Resume/Cover Letter Tips for Potential Interns
1. Run a spell check on everything. Going over your resume with a fine tooth comb won't help if you don't also spell check the email you send along with it, and rest assured that misspelling "television" in an email looking for a television production internship is a disqualifier.
2. Don't just spell check, actually read your letter. One poor bastard said it would be an "exiting" opportunity to meet and discuss an internship. The only thing that was exiting was the guy's resume and letter, which exited later that day in the trash.

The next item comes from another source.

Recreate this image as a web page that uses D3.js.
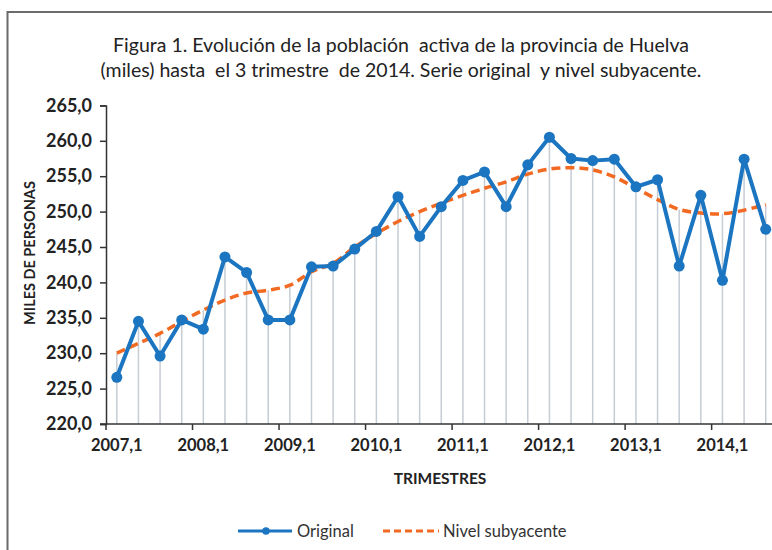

3. Get a professional email address. I'm not going to write the actual email address one guy listed, but it was something like "SupaKewl696969(at)whatever.com" We wanted to bring this one in just to see what he looked like.
4. Tone down your earnestness. One girl wrote something like "My love of cinema is reaffirmed every time I gaze through the lens of a camera." That's great, honey, but this is a business. We don't sit around wearing berets and turtlenecks, sipping red wine and discussing film. We produce as much as possible in the shortest possible time so we can get our bonus at the end of the year.
5. Actually print out your resume. I'm pretty certain that a bunch of these kids did their resumes on some campus computer system, not realizing that by listing every job they've ever had, they were making their resumes much too long. No fucking way a junior in college should submit a two page resume. Print it out and see how long it is, and then cut any job that involved selling people food or clothing.
6. If it says don't call, don't call. This isn't really a resume/cover letter tip, but it's important. The executive producer I work for accomplishes more work in a day than I've done in the 13 years since I graduated from college. It makes me tired just thinking about it. So she didn't want to get any phone calls from potential interns, and especially not 3 phone calls from the same intern making sure her resume was received.
7. Be attractive. Again, not really a resume tip, but studies say this helps, and I'm here to tell you that it's true. The pinhead that called 3 times actually had a good resume, so they brought her in for an interview. Holy fucking shit was she hot! You know when guys talk about the "naughty librarian" look? This girl had it. In addition, she was wearing these black stiletto high heel shoes that were so sexy that I discovered a heretofore unknown shoe fetish. I don't know if they're going to hire her, but if they ask me I'm going to say I think she seemed pretty smart.
Ok, I've gotten off track, so let's recap and finish this up. Spell check, print out and read your resume and letter, use a professional email address, add some cynicism, follow instructions, and try to sex yourself up a little. Good luck.